Yesterday's play started as a restaurant scene and then morphed into her dancing to the new Madonna cd and "teaching me the steps." There was obviously little English involved and I had to put my foot down, afraid her mom would come in and ask me what exactly she was paying me for. The dance session was ultimately abandoned as an "unsuccessful tutoring activity," though she had this one really happening move, up on her toes and kind of twisting, that I plan to use next time I go dancing. Tutoring's the best.

More up my alley was the morning I spent babysitting the nine-month-old daughter of a colleague: I don't imagine any of you want to hear me go on and on about the bajillion amazing and delightful things a baby can come up with in the course of four hours, so suffice it to say that it set my personal little clock ticking even harder and faster than before. For the last time, girls, could somebody please have a baby already? What are you all waiting for?

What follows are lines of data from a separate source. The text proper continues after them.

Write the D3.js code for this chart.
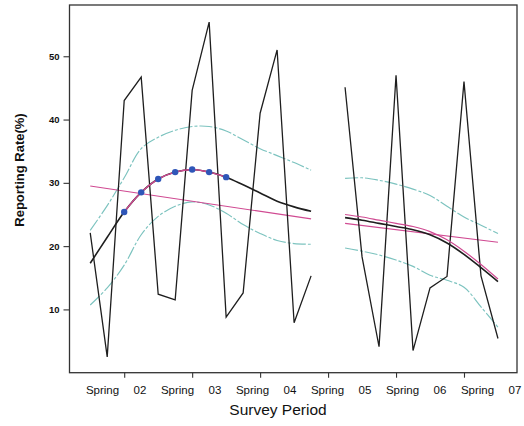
<!DOCTYPE html>
<html>
<head>
<meta charset="utf-8">
<script src="https://cdn.jsdelivr.net/npm/d3@7"></script>
<style>
  html, body { margin: 0; padding: 0; background: #fff; }
  svg { display: block; }
</style>
</head>
<body>
<svg id="chart" width="524" height="426"></svg>
<script>
// Quarterly survey index (0 = first survey quarter) for each segment
const quartersA = [0, 1, 2, 3, 4, 5, 6, 7, 8, 9, 10, 11, 12, 13];
const quartersB = [15, 16, 17, 18, 19, 20, 21, 22, 23, 24];

// Observed reporting rate (%)
const rateA = [22.1, 2.5, 43.0, 46.7, 12.4, 11.5, 44.6, 55.4, 8.8, 12.6, 41.0, 51.0, 7.9, 15.3];
const rateB = [45.1, 18.3, 4.1, 47.0, 3.5, 13.4, 15.2, 46.0, 15.3, 5.4];

// Smoothed trend and its confidence band
const fitA   = [17.3, 21.4, 25.4, 28.5, 30.6, 31.7, 32.1, 31.7, 30.9, 29.7, 28.4, 27.1, 26.2, 25.5];
const upperA = [22.5, 26.4, 30.8, 35.4, 37.2, 38.3, 38.9, 38.9, 38.2, 36.8, 35.4, 34.3, 33.2, 32.0];
const lowerA = [10.7, 13.4, 17.0, 21.8, 24.7, 26.3, 27.0, 26.5, 25.2, 23.4, 22.0, 20.9, 20.4, 20.3];
const fitB   = [24.5, 24.1, 23.6, 23.1, 22.6, 21.8, 20.5, 18.7, 16.6, 14.4];
const altFitB = [25.0, 24.6, 24.1, 23.6, 23.1, 22.3, 21.0, 19.2, 17.1, 14.8];
const upperB = [30.7, 30.8, 30.4, 29.8, 29.0, 28.0, 26.3, 24.6, 23.3, 22.0];
const lowerB = [19.7, 19.2, 18.6, 17.8, 16.8, 15.4, 14.6, 13.5, 10.4, 7.2];

// Highlighted quarters on the smoothed trend (first segment)
const markedQuarters = [2, 3, 4, 5, 6, 7, 8];

// Linear trend end points per segment
const linearA = [[0, 29.5], [13, 24.3]];
const linearB = [[15, 23.6], [24, 20.6]];

// Axis ticks and labels
const yTicks = [10, 20, 30, 40, 50];
const xTicks = [2, 6, 10, 14, 18, 22];
const xLabels = ["Spring", "02", "Spring", "03", "Spring", "04", "Spring", "05", "Spring", "06", "Spring", "07"];

const svg = d3.select("#chart");
const plot = { left: 69.5, right: 517, top: 5, bottom: 372.7 };

const x = d3.scaleLinear().domain([-1.22, 25.12]).range([plot.left, plot.right]);
const y = d3.scaleLinear().domain([0, 58.1]).range([plot.bottom, plot.top]);
const xLab = d3.scalePoint().domain(d3.range(xLabels.length)).range([102.5, 515]);

const pair = (qs, vs) => qs.map((q, i) => [q, vs[i]]);
const straight = d3.line().x(d => x(d[0])).y(d => y(d[1]));
const smooth = d3.line().x(d => x(d[0])).y(d => y(d[1])).curve(d3.curveCatmullRom.alpha(0.5));

const colBlack = "#1e1e1e";
const colTeal = "#7cc3bf";
const colPink = "#d04a92";
const colBlue = "#2f56b8";

const g = svg.append("g");

// Confidence band (long dash, dot)
[[quartersA, upperA], [quartersA, lowerA], [quartersB, upperB], [quartersB, lowerB]].forEach(([q, v]) => {
  g.append("path")
    .attr("d", smooth(pair(q, v)))
    .attr("fill", "none")
    .attr("stroke", colTeal)
    .attr("stroke-width", 1.15)
    .attr("stroke-dasharray", "13,2,3,2");
});

// Linear trends
[linearA, linearB].forEach(seg => {
  g.append("path")
    .attr("d", straight(seg))
    .attr("fill", "none")
    .attr("stroke", colPink)
    .attr("stroke-width", 1.1);
});

// Observed series
[[quartersA, rateA], [quartersB, rateB]].forEach(([q, v]) => {
  g.append("path")
    .attr("d", straight(pair(q, v)))
    .attr("fill", "none")
    .attr("stroke", colBlack)
    .attr("stroke-width", 1.3)
    .attr("stroke-linejoin", "miter");
});

// Smoothed trends
[[quartersA, fitA], [quartersB, fitB]].forEach(([q, v]) => {
  g.append("path")
    .attr("d", smooth(pair(q, v)))
    .attr("fill", "none")
    .attr("stroke", colBlack)
    .attr("stroke-width", 1.6);
});

// Alternative smooth over second segment
g.append("path")
  .attr("d", smooth(pair(quartersB, altFitB)))
  .attr("fill", "none")
  .attr("stroke", colPink)
  .attr("stroke-width", 1.2);

// Highlighted part of the first smooth
const markedPts = markedQuarters.map(q => [q, fitA[quartersA.indexOf(q)]]);
g.append("path")
  .attr("d", smooth(markedPts))
  .attr("fill", "none")
  .attr("stroke", colPink)
  .attr("stroke-width", 1.4);

g.selectAll("circle.mark")
  .data(markedPts)
  .enter().append("circle")
  .attr("class", "mark")
  .attr("cx", d => x(d[0]))
  .attr("cy", d => y(d[1]))
  .attr("r", 3.2)
  .attr("fill", colBlue);

// Frame
svg.append("rect")
  .attr("x", plot.left)
  .attr("y", plot.top)
  .attr("width", plot.right - plot.left)
  .attr("height", plot.bottom - plot.top)
  .attr("fill", "none")
  .attr("stroke", "#333")
  .attr("stroke-width", 1.3);

// Y axis
const yAxis = svg.append("g")
  .attr("transform", `translate(${plot.left},0)`)
  .call(d3.axisLeft(y).tickValues(yTicks).tickSize(6).tickPadding(4).tickFormat(d3.format("d")));
yAxis.select(".domain").remove();
yAxis.selectAll("line").attr("stroke", "#333").attr("stroke-width", 1.1);
yAxis.selectAll("text")
  .attr("fill", "#111")
  .style("font-family", "Liberation Sans, Arial, sans-serif")
  .style("font-size", "9.5px")
  .style("font-weight", "bold");

// X axis ticks
const xAxis = svg.append("g")
  .attr("transform", `translate(0,${plot.bottom})`)
  .call(d3.axisBottom(x).tickValues(xTicks).tickSize(5).tickFormat(""));
xAxis.select(".domain").remove();
xAxis.selectAll("line").attr("stroke", "#333").attr("stroke-width", 1.1);

// X labels
svg.append("g").selectAll("text")
  .data(xLabels)
  .enter().append("text")
  .attr("x", (d, i) => xLab(i))
  .attr("y", 394)
  .attr("text-anchor", "middle")
  .attr("fill", "#111")
  .style("font-family", "Liberation Sans, Arial, sans-serif")
  .style("font-size", "11.5px")
  .text(d => d);

// Axis titles
svg.append("text")
  .attr("x", 278)
  .attr("y", 415)
  .attr("text-anchor", "middle")
  .attr("fill", "#111")
  .style("font-family", "Liberation Sans, Arial, sans-serif")
  .style("font-size", "15.5px")
  .text("Survey Period");

svg.append("text")
  .attr("transform", "translate(24,170) rotate(-90)")
  .attr("text-anchor", "middle")
  .attr("fill", "#111")
  .style("font-family", "Liberation Sans, Arial, sans-serif")
  .style("font-size", "13px")
  .style("font-weight", "bold")
  .text("Reporting Rate(%)");
</script>
</body>
</html>
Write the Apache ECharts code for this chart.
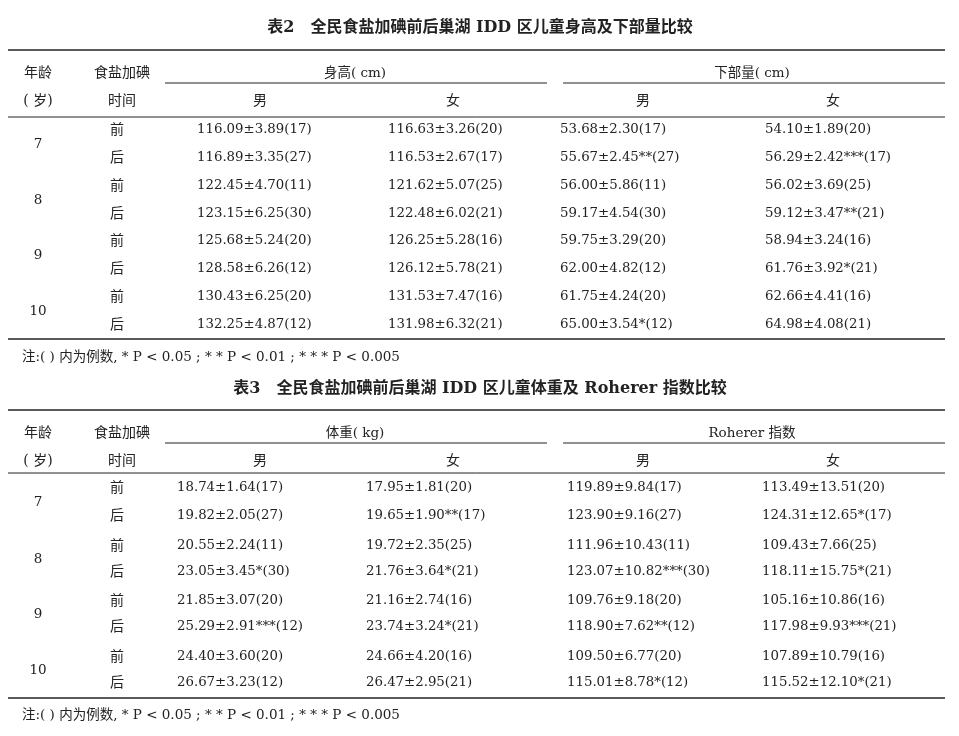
<!DOCTYPE html>
<html><head><meta charset="utf-8">
<script src="https://cdn.jsdelivr.net/npm/echarts@6/dist/echarts.min.js"></script>
<style>html,body{margin:0;padding:0;background:#fff}#c{width:959px;height:736px}</style>
</head><body><div id="c"></div>
<script>
const ages = ['7','8','9','10'];
const times = ['前','后'];
const t2Title = '表2　全民食盐加碘前后巢湖 IDD 区儿童身高及下部量比较';
const t2Groups = ['身高( cm)','下部量( cm)'];
const t2HeightMale = ['116.09±3.89(17)','116.89±3.35(27)','122.45±4.70(11)','123.15±6.25(30)','125.68±5.24(20)','128.58±6.26(12)','130.43±6.25(20)','132.25±4.87(12)'];
const t2HeightFemale = ['116.63±3.26(20)','116.53±2.67(17)','121.62±5.07(25)','122.48±6.02(21)','126.25±5.28(16)','126.12±5.78(21)','131.53±7.47(16)','131.98±6.32(21)'];
const t2LowerMale = ['53.68±2.30(17)','55.67±2.45**(27)','56.00±5.86(11)','59.17±4.54(30)','59.75±3.29(20)','62.00±4.82(12)','61.75±4.24(20)','65.00±3.54*(12)'];
const t2LowerFemale = ['54.10±1.89(20)','56.29±2.42***(17)','56.02±3.69(25)','59.12±3.47**(21)','58.94±3.24(16)','61.76±3.92*(21)','62.66±4.41(16)','64.98±4.08(21)'];
const t3Title = '表3　全民食盐加碘前后巢湖 IDD 区儿童体重及 Roherer 指数比较';
const t3Groups = ['体重( kg)','Roherer 指数'];
const t3WeightMale = ['18.74±1.64(17)','19.82±2.05(27)','20.55±2.24(11)','23.05±3.45*(30)','21.85±3.07(20)','25.29±2.91***(12)','24.40±3.60(20)','26.67±3.23(12)'];
const t3WeightFemale = ['17.95±1.81(20)','19.65±1.90**(17)','19.72±2.35(25)','21.76±3.64*(21)','21.16±2.74(16)','23.74±3.24*(21)','24.66±4.20(16)','26.47±2.95(21)'];
const t3RohMale = ['119.89±9.84(17)','123.90±9.16(27)','111.96±10.43(11)','123.07±10.82***(30)','109.76±9.18(20)','118.90±7.62**(12)','109.50±6.77(20)','115.01±8.78*(12)'];
const t3RohFemale = ['113.49±13.51(20)','124.31±12.65*(17)','109.43±7.66(25)','118.11±15.75*(21)','105.16±10.86(16)','117.98±9.93***(21)','107.89±10.79(16)','115.52±12.10*(21)'];
const note = '注:( ) 内为例数, * P < 0.05 ; * * P < 0.01 ; * * * P < 0.005';

const FONT = '"DejaVu Serif","Noto Sans CJK SC",serif';
const els = [];
function txt(x,y,s,align,size,bold){els.push({type:'text',x:x,y:y,style:{text:s,font:(bold?'bold ':'')+(size||14)+'px '+FONT,fill:'#222',textAlign:align||'center',textVerticalAlign:'middle'}});}
function line(x1,y1,x2,y2,w){els.push({type:'line',shape:{x1:x1,y1:y1,x2:x2,y2:y2},style:{stroke:'#222',lineWidth:w||1}});}

function table(o){
  txt(480,o.titleY,o.title,'center',16,true);
  line(8,o.top,945,o.top,1.6);
  txt(38,o.top+23,'年龄');txt(122,o.top+23,'食盐加碘');
  txt(355,o.top+23,o.groups[0],'center',13.5);txt(752,o.top+23,o.groups[1],'center',13.5);
  line(165,o.top+33,547,o.top+33,1);line(563,o.top+33,945,o.top+33,1);
  txt(38,o.top+51,'( 岁)');txt(122,o.top+51,'时间');
  [260,453,643,833].forEach((x,i)=>txt(x,o.top+51,i%2?'女':'男'));
  line(8,o.hdrBottom,945,o.hdrBottom,1);
  for(let r=0;r<8;r++){
    const y=o.rowY[r];
    txt(117,y,times[r%2]);
    o.cols.forEach((c,i)=>txt(o.colX[i],y,c[r],'left',13.3));
    if(r%2===0) txt(38,(y+o.rowY[r+1])/2,ages[r/2],'center',13.5);
  }
  line(8,o.bottom,945,o.bottom,1.6);
  txt(22,o.noteY,note,'left',13.5);
}
table({title:t2Title,titleY:28,top:50,groups:t2Groups,hdrBottom:117,rowY:[130,158,186,214,241,269,297,325],
  cols:[t2HeightMale,t2HeightFemale,t2LowerMale,t2LowerFemale],colX:[197,388,560,765],bottom:339,noteY:357});
table({title:t3Title,titleY:389,top:410,groups:t3Groups,hdrBottom:473,rowY:[488,516,546,572,601,627,657,683],
  cols:[t3WeightMale,t3WeightFemale,t3RohMale,t3RohFemale],colX:[177,366,567,762],bottom:698,noteY:715});

const chart = echarts.init(document.getElementById('c'));
chart.setOption({backgroundColor:'#fff',graphic:els});
</script></body></html>
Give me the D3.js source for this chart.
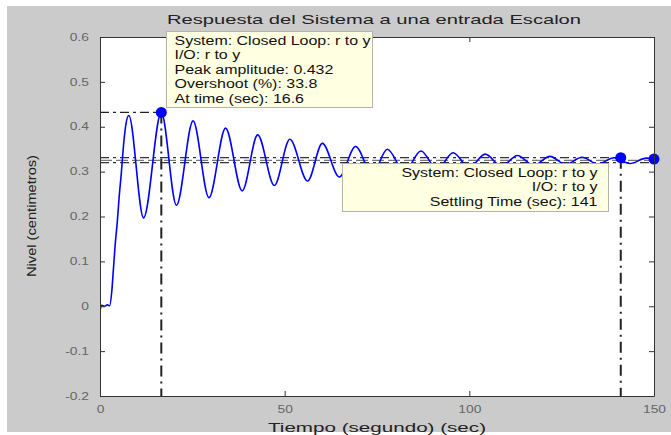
<!DOCTYPE html>
<html>
<head>
<meta charset="utf-8">
<script src="https://cdn.jsdelivr.net/npm/d3@7/dist/d3.min.js"></script>
<style>
  body { margin: 0; background: #fff; }
  text { font-family: "Liberation Sans", Arial, sans-serif; }
</style>
</head>
<body>
<div id="main"></div>
<script>
// step response (time in sec, level in cm)
const respT = [0, 0.4, 1.2, 2.0, 2.6, 3.2, 3.6, 4.1, 4.7, 5.2, 5.7, 6.5, 7.0,
    7.8, 11.8, 16.6, 20.7, 25.2, 29.5, 34.0, 38.5, 42.7, 47.2, 51.4, 56.2, 60.2, 64.8,
    69.2, 73.7, 77.8, 82.4, 86.9, 91.3, 95.6, 100.0, 104.3, 108.7, 113.0, 117.4,
    121.8, 126.1, 130.5, 134.8, 139.2, 143.5, 147.9, 150];
const respV = [-0.010, 0.002, 0.000, 0.003, 0.001, 0.034, 0.079, 0.136, 0.190, 0.245, 0.290, 0.370, 0.405,
    0.425, 0.197, 0.432, 0.225, 0.413, 0.242, 0.397, 0.257, 0.382, 0.269, 0.372, 0.279, 0.363, 0.288,
    0.356, 0.294, 0.350, 0.300, 0.346, 0.305, 0.342, 0.309, 0.339, 0.312, 0.336, 0.314,
    0.334, 0.316, 0.332, 0.317, 0.331, 0.318, 0.330, 0.328];

const xTicks = [0, 50, 100, 150];
const xTickLabels = ["0", "50", "100", "150"];
const yTicks = [-0.2, -0.1, 0, 0.1, 0.2, 0.3, 0.4, 0.5, 0.6];
const yTickLabels = ["-0.2", "-0.1", "0", "0.1", "0.2", "0.3", "0.4", "0.5", "0.6"];

const peakPoint = { t: 16.6, v: 0.432 };
const settlePoint = { t: 141, v: 0.331 };
const steadyPoint = { t: 150, v: 0.328 };
const bandLevels = [0.331, 0.325, 0.320];

const peakTip = ["System: Closed Loop: r to y", "I/O: r to y", "Peak amplitude: 0.432",
    "Overshoot (%): 33.8", "At time (sec): 16.6"];
const settleTip = ["System: Closed Loop: r to y", "I/O: r to y", "Settling Time (sec): 141"];

const ctx = {
    w: 671, h: 435,
    left: 100, right: 654, top: 37, bottom: 396,
    SX: 1.33,
    BLUE: "#0000ff",
};

// widen text like the source picture
function stretch(sel, k) {
    sel.each(function () {
        let w = this.getComputedTextLength();
        d3.select(this).attr("textLength", w * k).attr("lengthAdjust", "spacingAndGlyphs");
    });
}

let svg = d3.select("#main").append("svg").attr("width", ctx.w).attr("height", ctx.h);

svg.append("rect").attr("x", 7).attr("y", 6).attr("width", ctx.w - 7).attr("height", ctx.h - 9)
    .attr("fill", "#cbcbcb");
svg.append("rect").attr("x", ctx.left).attr("y", ctx.top)
    .attr("width", ctx.right - ctx.left).attr("height", ctx.bottom - ctx.top).attr("fill", "#fff");

let x = d3.scaleLinear().domain([0, 150]).range([ctx.left, ctx.right]);
let y = d3.scaleLinear().domain([-0.2, 0.6]).range([ctx.bottom, ctx.top]);

svg.append("clipPath").attr("id", "clip").append("rect")
    .attr("x", ctx.left).attr("y", ctx.top)
    .attr("width", ctx.right - ctx.left).attr("height", ctx.bottom - ctx.top);

// characteristic lines
let charG = svg.append("g").attr("stroke", "#222").attr("fill", "none").attr("stroke-width", 1.2);
charG.append("line")
    .attr("x1", x(0)).attr("x2", x(peakPoint.t)).attr("y1", y(peakPoint.v)).attr("y2", y(peakPoint.v))
    .attr("stroke-dasharray", "9,4,3,4");
charG.append("line")
    .attr("x1", x(peakPoint.t)).attr("x2", x(peakPoint.t)).attr("y1", y(peakPoint.v)).attr("y2", y(-0.2))
    .attr("stroke-width", 2).attr("stroke-dasharray", "11,5,2,5");
charG.append("line")
    .attr("x1", x(settlePoint.t)).attr("x2", x(settlePoint.t)).attr("y1", y(settlePoint.v)).attr("y2", y(-0.2))
    .attr("stroke-width", 2).attr("stroke-dasharray", "11,5,2,5");
charG.selectAll("line.band")
    .data(bandLevels)
    .enter()
    .append("line")
    .classed("band", true)
    .attr("x1", x(0))
    .attr("x2", (d, i) => x(i == 0 ? settlePoint.t : steadyPoint.t))
    .attr("y1", (d) => y(d))
    .attr("y2", (d) => y(d))
    .attr("stroke", (d, i) => (i == 1 ? "#777" : "#333"))
    .attr("stroke-dasharray", (d, i) => (i == 1 ? "12,4" : "9,4,3,4"));

// response curve
let line = d3.line()
    .x((d) => x(d[0]))
    .y((d) => y(d[1]))
    .curve(d3.curveMonotoneX);
svg.append("path")
    .datum(respT.map((t, i) => [t, respV[i]]))
    .attr("clip-path", "url(#clip)")
    .attr("d", line)
    .attr("fill", "none")
    .attr("stroke", ctx.BLUE)
    .attr("stroke-width", 1.6);

// markers
svg.selectAll("circle.mark")
    .data([peakPoint, settlePoint, steadyPoint])
    .enter()
    .append("circle")
    .attr("cx", (d) => x(d.t))
    .attr("cy", (d) => y(d.v))
    .attr("r", 5.5)
    .attr("fill", ctx.BLUE);

// axes with inward ticks
let axG = svg.append("g").attr("font-size", 13);
axG.append("g").attr("transform", `translate(0,${ctx.bottom})`)
    .call(d3.axisBottom(x).tickValues(xTicks).tickSizeInner(-5).tickSizeOuter(0).tickPadding(10)
        .tickFormat((d, i) => xTickLabels[i]));
axG.append("g").attr("transform", `translate(${ctx.left},0)`)
    .call(d3.axisLeft(y).tickValues(yTicks).tickSizeInner(-5).tickSizeOuter(0).tickPadding(11)
        .tickFormat((d, i) => yTickLabels[i]));
axG.append("g").attr("transform", `translate(0,${ctx.top})`)
    .call(d3.axisTop(x).tickValues(xTicks).tickSizeInner(-5).tickSizeOuter(0).tickFormat(""));
axG.append("g").attr("transform", `translate(${ctx.right},0)`)
    .call(d3.axisRight(y).tickValues(yTicks).tickSizeInner(-5).tickSizeOuter(0).tickFormat(""));
axG.selectAll("path.domain").attr("stroke", "#333");
axG.selectAll(".tick line").attr("stroke", "#333");
axG.selectAll(".tick text").attr("fill", "#666").attr("font-family", "Liberation Sans, Arial, sans-serif")
    .call(stretch, 1.38);

// titles
svg.append("text")
    .attr("x", 374).attr("y", 24)
    .attr("text-anchor", "middle").attr("font-size", 13).attr("fill", "#222")
    .text("Respuesta del Sistema a una entrada Escalon")
    .attr("textLength", 414).attr("lengthAdjust", "spacingAndGlyphs");
svg.append("text")
    .attr("x", 377).attr("y", 432)
    .attr("text-anchor", "middle").attr("font-size", 12).attr("fill", "#222")
    .text("Tiempo (segundo) (sec)")
    .attr("textLength", 218).attr("lengthAdjust", "spacingAndGlyphs");
svg.append("text")
    .attr("transform", "translate(36,216) rotate(-90)")
    .attr("text-anchor", "middle").attr("font-size", 12).attr("fill", "#222")
    .text("Nivel (centimetros)")
    .attr("textLength", 122).attr("lengthAdjust", "spacingAndGlyphs");

// data tips
function dataTip(lines, box, anchor) {
    let g = svg.append("g");
    g.append("rect")
        .attr("x", box[0]).attr("y", box[1]).attr("width", box[2]).attr("height", box[3])
        .attr("fill", "#ffffe1").attr("stroke", "#b4b4a8");
    let tx = anchor == "end" ? box[0] + box[2] - 11 : box[0] + 8;
    g.selectAll("text")
        .data(lines)
        .enter()
        .append("text")
        .attr("x", tx)
        .attr("y", (d, i) => box[1] + 13 + i * 14.6)
        .attr("text-anchor", anchor)
        .attr("font-size", 12)
        .attr("fill", "#111")
        .text((d) => d)
        .call(stretch, ctx.SX);
}
dataTip(peakTip, [166.5, 31.5, 206, 76], "start");
dataTip(settleTip, [342.5, 163.5, 266, 48], "end");
</script>
</body>
</html>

Finally, you can all rest assured that I am in perfectly good health. I've had this bump under my jaw since last summer and since I tend to be overly unconcerned with suspicious bodily activity, I didn't worry about it and trusted that everything would work itself out and the bump would disappear. (Interestingly, I have little to no general medical knowledge; one might wonder on what I was basing such trust?) Recently, however, I got to thinking: it hasn't disappeared yet and in fact is a little tender to the touch... Panic ensued. I booked an appointment at a medical clinic and started planning the letter I would have to write to my schools, explaining that I had to go home for emergency treatment and possibly have my jaw removed. The clinic is ten minutes from my house but I left a full hour before my appointment in case they could fit me in sooner. I sat in the waiting room, whimpering, until the doctor finally opened the door and invited me in. He jotted down some basic information, checked blood pressure and heart, and then felt around my jaw for five seconds and said "oh, these are 'ganglions.' Everyone has them. Here, feel mine." I think they're nodes? Is that right? Is that what lymph nodes are? Near the jaw and mobile, like mine, is exactly right; you worry if they're lower down and hard. They're tender because you must have a cold coming on, they're pretty much forever and you don't need to worry about them. And that was that.

Meanwhile, I don't like going to male doctors and wondered if I should hold out for the next available woman, but this turned out to be the single nicest man on the planet and all I can do is hope to get sick before the end of the year so that I have a reason to go see him. So friendly! So cute and enthusiastic, trying out his English. His name is John! Not Jean or Jacques, but John! I would like him to be my neighbour or possibly my cousin. I'm considering inviting him for dinner -- would that be weird? God, I love that John. He's the best.

We've had some sunny days and they make everything just so much better. But then tonight there's a concert that a colleague of mine organized and enthusiastically invited me to and I feel bad not going. The flyer features names such as "DJ Flytrap" and I'm dreading the whole evening, but Franck's into it and we can at least make an appearance and then go for a ride on the big ferris wheel they've set up downtown: now that's what I call a good time.